The debate was viewed by more than 20 million people around the world, making it one of the highest-rated political debates in recent memory. That can be attributed to leading candidate and real-estate tycoon Donald Trump.
But instead of substance, all we really watched was entertainment … a political reality show, if you will. If we learned anything from the debate, it’s that the presidential candidates are more than willing — even giddy, at times — to take swipes at each other when given the opportunity.
That probably had more to do with the debate rules, which allowed anyone who was mentioned by a rival to offer a rebuttal. That, in turn, led to a swipe at a third candidate, producing a chain of rebuttals and interruptions that steered the debate away from the issues and more toward personal attacks against fellow Republicans.
When the candidates did speak about policy issues, the same themes kept recurring: Republicans hate Planned Parenthood and the Iran nuclear deal, Obama is a terrible president, and no one adores ISIS.
Unfortunately, many voters don’t tune in to the debates to hear real discussions of the issues. They want to see a fight — and they pretty much got it.

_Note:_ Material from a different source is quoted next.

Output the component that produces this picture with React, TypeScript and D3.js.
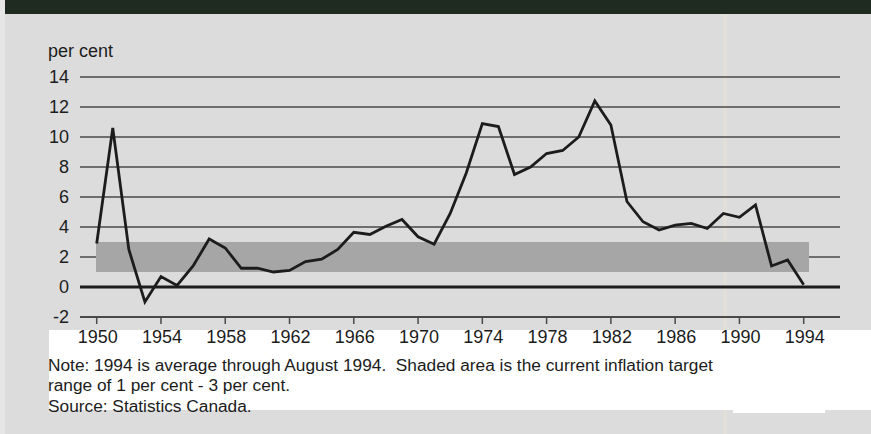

Confrontations between Ted Cruz and former Florida Gov. Jeb Bush, Trump vs. former Hewlett Packard CEO Carly Fiorina, and the entire candidate field vs. Trump was the standard of the evening.When the candidates weren’t confronting each other, they were busy telling the American people how great they were leading a state (Ohio Gov. John Kasich and New Jersey Gov. Chris Christie), how they were the only ones on stage to do that great thing (Kasich, Christie, Wisconsin Gov. Scott Walker), and in some instances, how much money they have made (Trump) during their careers.
This is where CNN, unfortunately, delved into the reality TV business. It’s not where a news organization belongs.
Now that Walker has been kicked off the island, so to speak, due to a lack of substantive support, it’s time to whittle the field down even more. Telling Trump, “You’re fired!” would be a good start.
Let’s hope future debates, both Republican and Democrat, don’t devolve even further into more personal attacks and sideswipes. It’s time for the candidates to focus on the issues and present clear, substantive plans to the American people.
No more reality TV. It’s time for real solutions.